John is a Shanghai-based linguist and entrepreneur, founder of AllSet Learning.

Comments

  1. I don’t think showing 6,940,000 results instead of 2,180,000 results is a clear advange. Surely what matters is the quality of the first few results because mo one is going to browse through that many results.

    Maybe more results means that Baidu indexes more pages and therefore is theoretically capable of producing better results but you can’t just assume that’s true. Maybe the searching algorithms aren’t as precise and return lots of bogus results, who knows…

    Also, Google only lets you browse through the first 1000 results anyway. Baidu seems to have a similar restriction.

  2. Luís,

    Good point.

    (Nice website, by the way!)

  3. I’m sceptical about the effectiveness of Baidu as the most efficient search option, but that point is negated by how damn popular it is (though higher income mainland Chinese segments seem to have a bias towards Google).

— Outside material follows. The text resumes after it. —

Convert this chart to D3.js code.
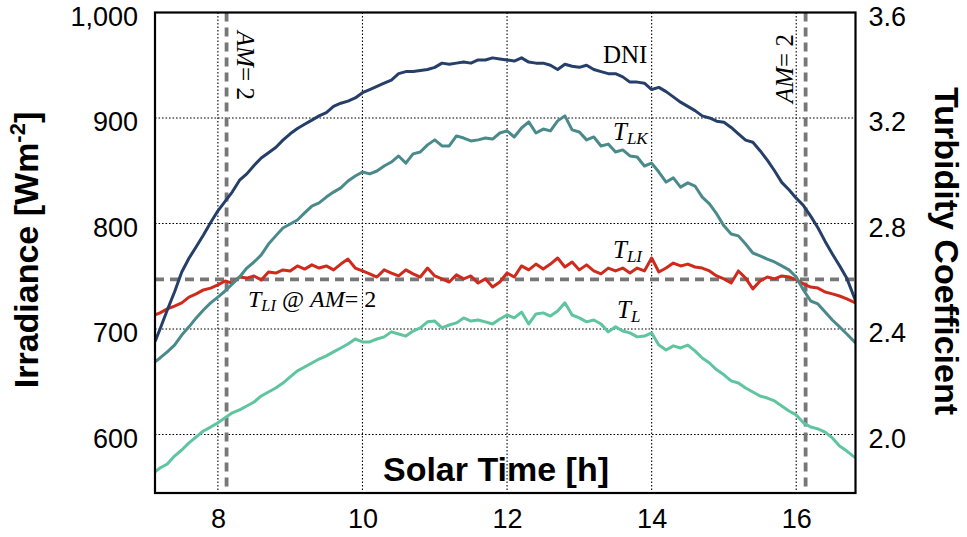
<!DOCTYPE html>
<html>
<head>
<meta charset="utf-8">
<script src="https://cdn.jsdelivr.net/npm/d3@7"></script>
<style>
  body { margin: 0; background: #ffffff; }
  svg { display: block; }
</style>
</head>
<body>
<svg id="chart" width="967" height="537"></svg>
<script>
// Solar time of each sample [h]
const hours = [7.13,
  7.2, 7.3, 7.4, 7.5, 7.6, 7.7, 7.8, 7.9, 8.0, 8.1,
  8.2, 8.3, 8.4, 8.5, 8.6, 8.7, 8.8, 8.9, 9.0, 9.1,
  9.2, 9.3, 9.4, 9.5, 9.6, 9.7, 9.8, 9.9, 10.0, 10.1,
  10.2, 10.3, 10.4, 10.5, 10.6, 10.7, 10.8, 10.9, 11.0, 11.1,
  11.2, 11.3, 11.4, 11.5, 11.6, 11.7, 11.8, 11.9, 12.0, 12.1,
  12.2, 12.3, 12.4, 12.5, 12.6, 12.7, 12.8, 12.9, 13.0, 13.1,
  13.2, 13.3, 13.4, 13.5, 13.6, 13.7, 13.8, 13.9, 14.0, 14.1,
  14.2, 14.3, 14.4, 14.5, 14.6, 14.7, 14.8, 14.9, 15.0, 15.1,
  15.2, 15.3, 15.4, 15.5, 15.6, 15.7, 15.8, 15.9, 16.0, 16.1,
  16.2, 16.3, 16.4, 16.5, 16.6, 16.7, 16.82];

// Direct normal irradiance [W m^-2]
const dni = [688,
  700, 718, 735, 754, 767, 778, 789, 801, 812, 821,
  830, 841, 847, 855, 862, 867, 872, 879, 885, 890,
  894, 898, 902, 905, 911, 914, 916, 919, 924, 927,
  930, 933, 936, 942, 944, 944, 945, 946, 948, 952,
  951, 952, 953, 952, 955, 955, 957, 956, 955, 954,
  957, 953, 952, 952, 950, 946, 951, 949, 948, 950,
  946, 944, 942, 942, 939, 934, 934, 933, 927, 929,
  925, 920, 915, 911, 907, 902, 900, 897, 896, 891,
  885, 879, 877, 869, 860, 850, 839, 832, 824, 817,
  807, 796, 783, 771, 760, 748, 727];

// Linke turbidity, Kasten formulation
const tLK = [2.275,
  2.290, 2.313, 2.339, 2.377, 2.408, 2.442, 2.472, 2.499, 2.521, 2.544,
  2.571, 2.597, 2.631, 2.654, 2.681, 2.722, 2.753, 2.783, 2.798, 2.813,
  2.840, 2.866, 2.878, 2.900, 2.919, 2.935, 2.961, 2.980, 2.995, 2.988,
  2.999, 3.018, 3.033, 3.056, 3.029, 3.064, 3.071, 3.098, 3.117, 3.094,
  3.094, 3.132, 3.124, 3.113, 3.117, 3.124, 3.120, 3.143, 3.151, 3.128,
  3.162, 3.185, 3.143, 3.158, 3.151, 3.189, 3.208, 3.155, 3.147, 3.117,
  3.128, 3.094, 3.101, 3.071, 3.079, 3.056, 3.052, 3.018, 3.029, 2.995,
  2.957, 2.973, 2.938, 2.954, 2.942, 2.900, 2.874, 2.836, 2.791, 2.760,
  2.753, 2.722, 2.688, 2.677, 2.665, 2.654, 2.639, 2.624, 2.597, 2.548,
  2.506, 2.495, 2.464, 2.434, 2.408, 2.381, 2.347];

// Linke turbidity, Ineichen formulation
const tLI = [2.453,
  2.461, 2.476, 2.487, 2.499, 2.521, 2.533, 2.548, 2.555, 2.567, 2.582,
  2.574, 2.597, 2.593, 2.601, 2.586, 2.616, 2.612, 2.624, 2.620, 2.639,
  2.627, 2.643, 2.631, 2.639, 2.624, 2.646, 2.665, 2.631, 2.620, 2.609,
  2.597, 2.624, 2.612, 2.601, 2.624, 2.609, 2.597, 2.631, 2.601, 2.590,
  2.578, 2.605, 2.590, 2.601, 2.574, 2.590, 2.559, 2.578, 2.612, 2.597,
  2.639, 2.624, 2.646, 2.627, 2.646, 2.669, 2.635, 2.654, 2.624, 2.643,
  2.620, 2.609, 2.631, 2.620, 2.631, 2.612, 2.631, 2.620, 2.669, 2.616,
  2.631, 2.650, 2.639, 2.646, 2.635, 2.631, 2.620, 2.601, 2.590, 2.574,
  2.620, 2.593, 2.552, 2.582, 2.597, 2.590, 2.601, 2.597, 2.586, 2.571,
  2.559, 2.555, 2.540, 2.533, 2.525, 2.514, 2.499];

// Linke turbidity
const tL = [1.858,
  1.873, 1.888, 1.918, 1.941, 1.968, 1.991, 2.013, 2.028, 2.044, 2.063,
  2.082, 2.093, 2.108, 2.123, 2.146, 2.161, 2.176, 2.195, 2.218, 2.241,
  2.256, 2.271, 2.286, 2.298, 2.313, 2.328, 2.343, 2.362, 2.351, 2.351,
  2.362, 2.370, 2.389, 2.381, 2.373, 2.392, 2.404, 2.427, 2.430, 2.404,
  2.415, 2.423, 2.442, 2.430, 2.434, 2.427, 2.419, 2.438, 2.453, 2.442,
  2.464, 2.419, 2.457, 2.461, 2.449, 2.468, 2.499, 2.453, 2.442, 2.427,
  2.434, 2.419, 2.389, 2.408, 2.392, 2.385, 2.370, 2.373, 2.385, 2.339,
  2.320, 2.336, 2.328, 2.339, 2.317, 2.290, 2.271, 2.245, 2.226, 2.203,
  2.195, 2.176, 2.161, 2.146, 2.138, 2.127, 2.108, 2.089, 2.074, 2.044,
  2.028, 2.021, 2.009, 1.987, 1.956, 1.937, 1.911];

// Solar times at which the air mass equals 2, and T_LI at that air mass
const amTwoHours = [8.12, 16.13];
const tLIatAM2 = 2.588;

// Tick values
const irradianceTicks = [600, 700, 800, 900, 1000];
const turbidityTicks = [2.0, 2.4, 2.8, 3.2, 3.6];
const hourTicks = [8, 10, 12, 14, 16];

// ---------------------------------------------------------------------------
const plot = { left: 155, right: 855.5, top: 12.5, bottom: 493 };
const sans = "'Liberation Sans', Arial, Helvetica, sans-serif";
const serif = "'Liberation Serif', 'Times New Roman', Times, serif";

const x = d3.scaleLinear().domain([7.13, 16.82]).range([plot.left, plot.right]);
const yIrr = d3.scaleLinear().domain([544.5, 1000]).range([plot.bottom, plot.top]);
const yTurb = d3.scaleLinear().domain([1.778, 3.6]).range([plot.bottom, plot.top]);

const svg = d3.select("#chart");

svg.append("defs").append("clipPath").attr("id", "plot-clip")
  .append("rect")
  .attr("x", plot.left).attr("y", plot.top)
  .attr("width", plot.right - plot.left).attr("height", plot.bottom - plot.top);

// Dotted grid
const grid = svg.append("g").attr("class", "grid")
  .attr("stroke", "#000").attr("stroke-width", 1.1).attr("stroke-dasharray", "1.6,1.9");
grid.selectAll("line.v").data(hourTicks).join("line").attr("class", "v")
  .attr("x1", d => x(d)).attr("x2", d => x(d))
  .attr("y1", plot.top).attr("y2", plot.bottom);
grid.selectAll("line.h").data(irradianceTicks.filter(d => d < 1000)).join("line").attr("class", "h")
  .attr("x1", plot.left).attr("x2", plot.right)
  .attr("y1", d => yIrr(d)).attr("y2", d => yIrr(d));

// Air-mass-2 reference lines
const ref = svg.append("g").attr("class", "reference")
  .attr("stroke", "#777777").attr("stroke-width", 3.8).attr("stroke-dasharray", "9,6")
  .attr("clip-path", "url(#plot-clip)");
ref.selectAll("line.am").data(amTwoHours).join("line").attr("class", "am")
  .attr("x1", d => x(d)).attr("x2", d => x(d))
  .attr("y1", plot.top).attr("y2", plot.bottom);
ref.append("line")
  .attr("x1", plot.left).attr("x2", plot.right)
  .attr("y1", yTurb(tLIatAM2)).attr("y2", yTurb(tLIatAM2));

// Series
const series = [
  { values: tLI, scale: yTurb, color: "#cf2a1b" },
  { values: tL,  scale: yTurb, color: "#5fc4a0" },
  { values: tLK, scale: yTurb, color: "#4a8a8b" },
  { values: dni, scale: yIrr,  color: "#253f69" }
];
const lines = svg.append("g").attr("class", "series").attr("clip-path", "url(#plot-clip)");
series.forEach(s => {
  const line = d3.line().x((d, i) => x(hours[i])).y(d => s.scale(d));
  lines.append("path")
    .attr("d", line(s.values))
    .attr("fill", "none")
    .attr("stroke", s.color)
    .attr("stroke-width", 3)
    .attr("stroke-linejoin", "round");
});

// Frame
svg.append("rect")
  .attr("x", plot.left).attr("y", plot.top)
  .attr("width", plot.right - plot.left).attr("height", plot.bottom - plot.top)
  .attr("fill", "none").attr("stroke", "#000").attr("stroke-width", 2.2);

// Axes
function styleAxis(g) {
  g.select(".domain").remove();
  g.selectAll(".tick line").remove();
  g.selectAll("text").attr("font-family", sans).attr("font-size", 27).attr("fill", "#000");
}
svg.append("g").attr("transform", `translate(${plot.left},0)`)
  .call(d3.axisLeft(yIrr).tickValues(irradianceTicks).tickFormat(d3.format(",")).tickSize(0).tickPadding(17))
  .call(styleAxis)
  .call(g => g.selectAll("text").attr("dy", "0.48em"));
svg.append("g").attr("transform", `translate(${plot.right},0)`)
  .call(d3.axisRight(yTurb).tickValues(turbidityTicks).tickFormat(d3.format(".1f")).tickSize(0).tickPadding(13))
  .call(styleAxis)
  .call(g => g.selectAll("text").attr("dy", "0.48em"));
svg.append("g").attr("transform", `translate(0,${plot.bottom})`)
  .call(d3.axisBottom(x).tickValues(hourTicks).tickFormat(d3.format("d")).tickSize(0).tickPadding(16))
  .call(styleAxis);

// Axis titles
const leftTitle = svg.append("text")
  .attr("transform", "translate(38,250) rotate(-90)")
  .attr("text-anchor", "middle")
  .attr("font-family", sans).attr("font-weight", "bold").attr("font-size", 34);
leftTitle.append("tspan").text("Irradiance [Wm");
leftTitle.append("tspan").attr("font-size", 22).attr("dy", -13).text("-2");
leftTitle.append("tspan").attr("dy", 13).text("]");

svg.append("text")
  .attr("transform", "translate(935,251) rotate(90)")
  .attr("text-anchor", "middle")
  .attr("font-family", sans).attr("font-weight", "bold").attr("font-size", 34)
  .text("Turbidity Coefficient");

svg.append("text")
  .attr("x", 496).attr("y", 481)
  .attr("text-anchor", "middle")
  .attr("font-family", sans).attr("font-weight", "bold").attr("font-size", 34)
  .text("Solar Time [h]");

// Series and reference labels
const notes = svg.append("g").attr("font-family", serif).attr("fill", "#000");

notes.append("text").attr("x", 603).attr("y", 63).attr("font-size", 25).text("DNI");

function turbidityLabel(xPos, yPos, sub, size) {
  const t = notes.append("text").attr("x", xPos).attr("y", yPos).attr("font-size", size);
  t.append("tspan").attr("font-style", "italic").text("T");
  t.append("tspan").attr("font-style", "italic").attr("font-size", size * 0.68).attr("dy", 4).text(sub);
  return t;
}
turbidityLabel(613, 140, "LK", 25);
turbidityLabel(613, 258, "LI", 25);
turbidityLabel(617, 318, "L", 25);

const atLabel = turbidityLabel(248, 307, "LI", 24);
atLabel.append("tspan").attr("dy", -4).text(" @ ");
atLabel.append("tspan").attr("font-style", "italic").text("AM");
atLabel.append("tspan").text("= 2");

function amLabel(transform) {
  const t = notes.append("text").attr("transform", transform).attr("font-size", 25);
  t.append("tspan").attr("font-style", "italic").text("AM");
  t.append("tspan").text("= 2");
}
amLabel("translate(237,31) rotate(90)");
amLabel("translate(793,103) rotate(-90)");
</script>
</body>
</html>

    See this eye tracking survey for some good analysis of the user experience. More studies like that need to be made public.

  4. “Maybe more results means that Baidu indexes more pages and therefore is theoretically capable of producing better results but you can’t just assume that’s true. Maybe the searching algorithms aren’t as precise and return lots of bogus results, who knows…”

    Well put by Luis.

    I’m not familiar with Baidu. Heck, I’m not really all that familiar with Google’s stateside competition. But as with most tools of this sort, it benefits the user to learn the ins and outs and apply the them to his search. The portion you quoted didn’t say how many of the top 20 results on Baidu returned pages using traditional Chinese. If it’s zero, well, I could see that indicating a lack of breadth on Baidu’s part. Some may find that useful, others may not. That’s the way of the world.

  5. I am a mainland chinese.
    Actually,it is very very easy for mainland chinese to read and understand traditional chinese,though it is rather hard to write
    them correctly.
    The point is that google.cn is NOT the same as google.com in mainland.

  6. How do you create the effect where hovering shows 汉字 and pinyin? I know I can do it with pera kun but I like this effect.

  7. A Chinese man reviews a Chinese website versus a foreign website. Conclusion: the Chinese website is superior! Surprise, surprise.

    And he’s being very disingenuous when he criticizes Google for its lack of maps – in China, accurate maps are state secrets. Of course they won’t be on the website.

    The part where he criticizes Google for not encouraging stealing intellectual property is rich. Baidu’s MP3 search is one of the more embarrassing things about living in China. It really brings home how much they don’t care about creative people.

  8. xiaobushuo Says: June 7, 2008 at 2:08 am

    good points everybody..
    well just to retort Yap’s “very easy to read…rather hard to write the traditional chinese correctly”.in fact,in my opinion,it is not that easy when reading a full piece of work in traditional chinese;besides,it is,for most mainland chinese,impossible to write 99% of the characters in traditional chinese
    -no offend.haha

  9. Hey Sinosplice,

    Glad I could point you in the direction of something interesting! You can find me at my new blog (I listed the link above). I’ve left CFM and am in the states doing a PhD in org behavior.